- The paper introduces PRIMG, a framework that combines ML-based mutant prioritization with iterative LLM-driven test generation to improve test effectiveness for Solidity contracts.
- The mutation prioritization module uses Test Completeness Advancement Probability to target high-impact mutants, reducing redundancy and computational overhead.
- Experimental results on real-world Solidity projects show increased mutation scores and efficient, compact test suite generation.
Efficient LLM-driven Test Generation: The PRIMG Approach
Introduction
The paper presents PRIMG (Prioritization and Refinement Integrated Mutation-driven Generation), a framework designed to enhance the efficiency of test case generation for Solidity smart contracts. It addresses the computational overhead and redundancy associated with mutation testing by employing a novel combination of mutation prioritization and LLMs for generating and refining test cases.
PRIMG Framework Components
PRIMG integrates two core modules: mutation prioritization and test case generation. The mutation prioritization module predicts the utility of surviving mutants using machine learning models trained on mutant subsumption graphs, enabling developers to target high-impact mutants. The test case generation module utilizes LLMs to produce and iteratively refine tests that ensure syntactic and behavioral correctness.

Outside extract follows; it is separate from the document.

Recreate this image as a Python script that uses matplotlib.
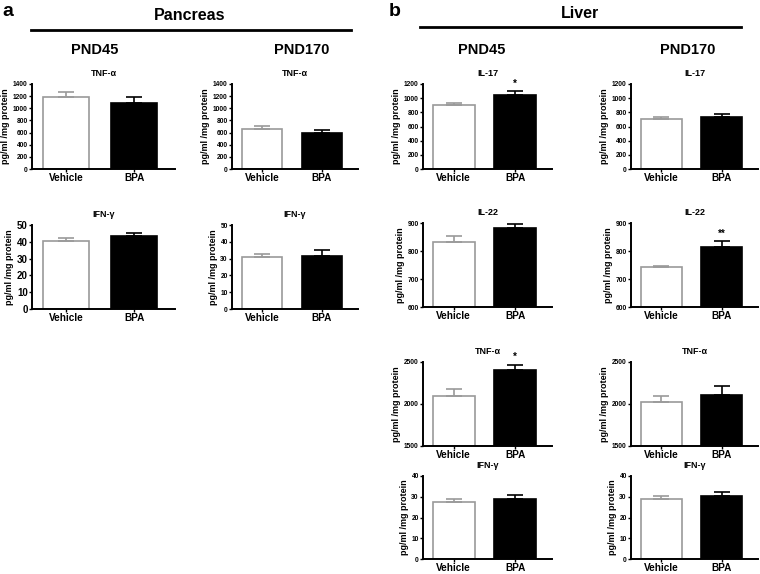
import matplotlib
matplotlib.use('Agg')
import matplotlib.pyplot as plt
from matplotlib.lines import Line2D

plt.rcParams['font.family'] = ['Liberation Sans', 'DejaVu Sans']

# groups on the x axis
groups = ['Vehicle', 'BPA']

# pancreas values (mean, sem)
panc_tnf_45 = [1180, 1090]
panc_tnf_45_err = [85, 95]
panc_tnf_170 = [660, 590]
panc_tnf_170_err = [50, 45]
panc_ifn_45 = [40.2, 43.6]
panc_ifn_45_err = [2.0, 1.7]
panc_ifn_170 = [30.8, 31.5]
panc_ifn_170_err = [2.2, 3.5]

# liver values (mean, sem)
liv_il17_45 = [900, 1040]
liv_il17_45_err = [25, 60]
liv_il17_170 = [710, 740]
liv_il17_170_err = [25, 35]
liv_il22_45 = [832, 881]
liv_il22_45_err = [22, 15]
liv_il22_170 = [742, 813]
liv_il22_170_err = [6, 22]
liv_tnf_45 = [2090, 2400]
liv_tnf_45_err = [90, 70]
liv_tnf_170 = [2020, 2110]
liv_tnf_170_err = [75, 100]
liv_ifn_45 = [27.5, 29.0]
liv_ifn_45_err = [1.3, 1.8]
liv_ifn_170 = [29.0, 30.3]
liv_ifn_170_err = [1.2, 2.0]

W, H = 760, 574
fig = plt.figure(figsize=(W / 100, H / 100), dpi=100)
colors = ['#9a9a9a', 'black']
fills = ['white', 'black']


def px_axes(l, t, r, b):
    return fig.add_axes([l / W, 1 - b / H, (r - l) / W, (b - t) / H])


def bar_panel(box, title, vals, errs, yticks, stars='', tick_fs=4.8):
    ax = px_axes(*box)
    for i in range(2):
        ax.bar(i, vals[i], width=0.68, color=fills[i], edgecolor=colors[i], linewidth=1.2)
        ax.errorbar(i, vals[i], yerr=[[0], [errs[i]]], fmt='none', ecolor=colors[i],
                    elinewidth=1.2, capsize=6, capthick=1.2)
    ax.set_ylim(yticks[0], yticks[-1])
    ax.set_yticks(yticks)
    ax.set_xlim(-0.5, 1.6)
    ax.set_xticks([0, 1])
    ax.set_xticklabels(groups, fontsize=7.2, fontweight='bold')
    for lab in ax.get_yticklabels():
        lab.set_fontsize(tick_fs)
        lab.set_fontweight('bold')
    ax.tick_params(axis='both', direction='out', length=2, width=1, pad=1)
    ax.tick_params(axis='x', pad=0.6)
    for s in ['top', 'right']:
        ax.spines[s].set_visible(False)
    for s in ['left', 'bottom']:
        ax.spines[s].set_linewidth(1.4)
    ax.set_ylabel('pg/ml /mg protein', fontsize=6.5, fontweight='bold', labelpad=2)
    ax.set_title(title, fontsize=6.5, fontweight='bold', pad=6)
    if stars:
        span = yticks[-1] - yticks[0]
        ax.text(1, vals[1] + errs[1] + span * 0.03, stars, ha='center', va='bottom',
                fontsize=7, fontweight='bold')
    return ax


# pancreas
bar_panel((32, 84, 175, 169), 'TNF-α', panc_tnf_45, panc_tnf_45_err, list(range(0, 1401, 200)))
bar_panel((232, 84, 358, 169), 'TNF-α', panc_tnf_170, panc_tnf_170_err, list(range(0, 1401, 200)))
bar_panel((32, 225, 175, 309), 'IFN-γ', panc_ifn_45, panc_ifn_45_err, list(range(0, 51, 10)), tick_fs=7)
bar_panel((232, 225, 358, 309), 'IFN-γ', panc_ifn_170, panc_ifn_170_err, list(range(0, 51, 10)))

# liver
bar_panel((423, 84, 552, 169), 'IL-17', liv_il17_45, liv_il17_45_err, list(range(0, 1201, 200)), '*')
bar_panel((631, 84, 758, 169), 'IL-17', liv_il17_170, liv_il17_170_err, list(range(0, 1201, 200)))
bar_panel((423, 223, 552, 307), 'IL-22', liv_il22_45, liv_il22_45_err, list(range(600, 901, 100)))
bar_panel((631, 223, 758, 307), 'IL-22', liv_il22_170, liv_il22_170_err, list(range(600, 901, 100)), '**')
bar_panel((423, 362, 552, 446), 'TNF-α', liv_tnf_45, liv_tnf_45_err, [1500, 2000, 2500], '*')
bar_panel((631, 362, 758, 446), 'TNF-α', liv_tnf_170, liv_tnf_170_err, [1500, 2000, 2500])
bar_panel((423, 476, 552, 559), 'IFN-γ', liv_ifn_45, liv_ifn_45_err, list(range(0, 41, 10)))
bar_panel((631, 476, 758, 559), 'IFN-γ', liv_ifn_170, liv_ifn_170_err, list(range(0, 41, 10)))


def ftext(x, y, s, **kw):
    fig.text(x / W, 1 - y / H, s, ha='center', va='center', fontweight='bold', **kw)


# headers
ftext(8, 12, 'a', fontsize=14)
ftext(190, 15, 'Pancreas', fontsize=11.5)
fig.add_artist(Line2D([31 / W, 351 / W], [1 - 30 / H, 1 - 30 / H], color='black', linewidth=2))
ftext(395, 12, 'b', fontsize=14)
ftext(580, 13, 'Liver', fontsize=11.5)
fig.add_artist(Line2D([420 / W, 741 / W], [1 - 27 / H, 1 - 27 / H], color='black', linewidth=2))

ftext(95, 50, 'PND45', fontsize=10.5)
ftext(302, 50, 'PND170', fontsize=10.5)
ftext(482, 50, 'PND45', fontsize=10.5)
ftext(688, 50, 'PND170', fontsize=10.5)

plt.savefig('out.png', dpi=100)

Mutation Prioritization Module
The module employs Test Completeness Advancement Probability (TCAP) to prioritize mutants based on their potential to reveal additional errors when targeted. TCAP leverages the structural information of Dynamic Mutant Subsumption Graphs (DMSGs) to predict a mutant's usefulness, enhancing test effectiveness and minimizing test suite redundancy.
Test Case Generation Module
The generation process begins by creating an initial prompt that includes the Program Under Test (PUT), the mutant code, and a reference test file with diverse testing patterns. This prompt guides the LLM in generating an initial unit test, which is then refined through a syntax and behavior verification loop to ensure correctness.
Figure 1: The proposed approach for generating a test case using LLMs.
Experimental Evaluation
The evaluation of PRIMG was conducted on real-world Solidity projects from Code4Arena, demonstrating significant improvements in mutation scores while maintaining a compact test suite size. The effectiveness of PRIMG in reducing computational overhead and generating high-quality tests was assessed using the following criteria:
- Test Case Correctness: The refining process significantly increased the syntactic and behavioral correctness rates of generated tests compared to single-shot prompts. The paper found a marked improvement when using a refining loop of five iterations, with no substantial gain observed beyond this point.
- Performance of Prioritization Module: The prioritization module outperformed random mutant selection by consistently targeting high-impact mutants, resulting in an increased number of killed mutants and reducing redundant test efforts.
Figure 2: Overview of the dataset labeling process.
Implementation Details
The LLM used in this framework is a fine-tuned version of Llama 3.1 configured for effective test case generation and refinement. The mutation testing employed SuMo, a dedicated mutation testing tool for Solidity smart contracts, to generate and test mutants across various operators. Testing environments were established using the Hardhat framework and Ganache for deploying and executing contracts.
Developers executing this framework should ensure the correct setup of testing and deployment environments and consider training the machine learning models using project-specific data to maximize precision in mutation prioritization.
Conclusion
PRIMG demonstrates a scalable and efficient solution for test case generation by integrating sophisticated ML-based mutant prioritization with automated LLM-driven test generation and refinement. This dual approach not only optimizes test suites in size and computational efficiency but also enhances the capability to detect complex errors, thereby improving software quality significantly.
Figure 3: Number of test cases by trial and projects.